Spouses in Texas who are thinking about divorce should consider the financial issues linked to the end of their marriage. Financial concerns often keep people in an unhappy relationship long after they first want a divorce. However, some of the most important financial issues that come with the dissolution of a marriage aren’t about which spouse walks away with which assets. Divorce can have a significant effect on taxes, so it is important to consider tax issues when going through the asset division process.
Tax laws are changing for people who finalize their divorces after the new year begins in 2019. Under the current tax structure, people who pay alimony can deduct that sum from their annual return while recipients of spousal support must pay taxes on the income. This will all change; instead, payors will no longer be able to deduct their support payments, and the recipient will receive the income tax-free. However, it’s not a boon to recipients; the tax deductions were a strong incentive to achieve a generous settlement in terms of spousal support. As a result, many couples are working to reach a final settlement before Dec. 31.

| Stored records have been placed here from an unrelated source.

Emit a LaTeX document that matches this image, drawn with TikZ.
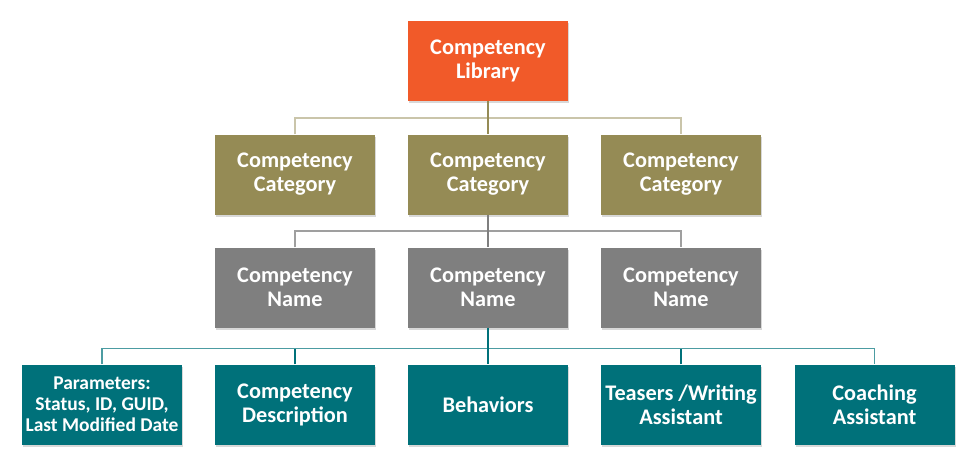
\documentclass[tikz,border=0pt]{standalone}
\usepackage{fontspec}
\setmainfont{Carlito}
\usetikzlibrary{shadows}
\definecolor{libred}{HTML}{F15A29}
\definecolor{catolive}{HTML}{958B55}
\definecolor{namegrey}{HTML}{7F7F7F}
\definecolor{itemteal}{HTML}{00717A}

\begin{document}
\begin{tikzpicture}[x=1pt,y=-1pt,
  box/.style={minimum width=160pt,minimum height=80pt,inner sep=0pt,align=center,
    text=white,font=\fontsize{22.3}{24}\selectfont\bfseries,
    drop shadow={shadow xshift=1pt,shadow yshift=-2pt,opacity=0.3}},
  libbox/.style={box,fill=libred},
  catbox/.style={box,fill=catolive},
  namebox/.style={box,fill=namegrey},
  itembox/.style={box,fill=itemteal},
  link/.style={line width=1.2pt}]
  \fill[white] (0,0) rectangle (977,464);
  \useasboundingbox (0,0) rectangle (977,464);
  % Library
  \node[libbox] (lib) at (488,60.5) {Competency\\Library};
  % Categories and names
  \foreach \i/\x in {1/295,2/488,3/681} {
    \node[catbox] (cat\i) at (\x,174.5) {Competency\\Category};
    \node[namebox] (name\i) at (\x,287.5) {Competency\\Name};
  }
  % Items
  \node[itembox,font=\fontsize{19.5}{21}\selectfont\bfseries] (param) at (102,404.5)
    {Parameters:\\Status, ID, GUID,\\Last Modified Date};
  \node[itembox] (desc) at (295,404.5) {Competency\\Description};
  \node[itembox] (behav) at (488,404.5) {Behaviors};
  \node[itembox] (teaser) at (681,404.5) {Teasers /Writing\\Assistant};
  \node[itembox] (coach) at (874.5,404.5) {Coaching\\Assistant};
  % Verbindungen
  \coordinate (j1) at (488,118);
  \coordinate (j2) at (488,231);
  \coordinate (j3) at (488,348.5);
  \draw[link,catolive!50] (cat1.north) |- (j1) -| (cat3.north);
  \draw[link,catolive] (lib.south) -- (j1) -- (cat2.north);
  \draw[link,namegrey!75] (name1.north) |- (j2) -| (name3.north);
  \draw[link,namegrey] (cat2.south) -- (j2) -- (name2.north);
  \draw[link,itemteal!70] (param.north) |- (j3) -| (coach.north);
  \draw[link,itemteal] (name2.south) -- (j3) -- (behav.north);
  \foreach \n in {desc,teaser}
    \draw[link,itemteal] (\n.north) -- (\n.north |- j3);
\end{tikzpicture}
\end{document}
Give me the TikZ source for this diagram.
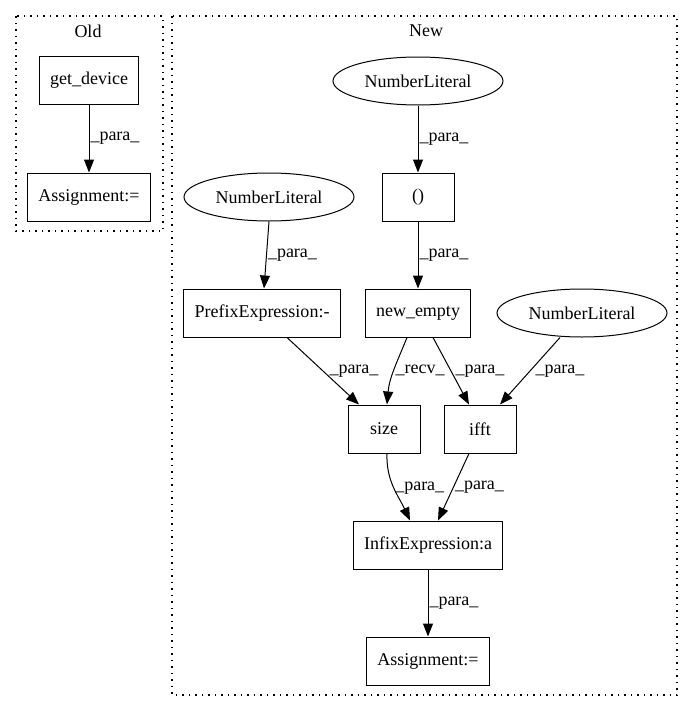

Taxation can also be a concern when dividing retirement accounts, often one of a couple’s largest assets. It’s important to obtain a qualified domestic relations order from the court when dividing a retirement plan; otherwise, both parties could be hit with an unexpected tax penalty. The order also must comply with the rules of the retirement plan to complete the asset division.
When people decide to divorce, there is an array of related issues that are also important to keep in mind. A family law attorney may provide advice on tax-related matters while working to achieve a fair resolution on issues like property division and spousal support.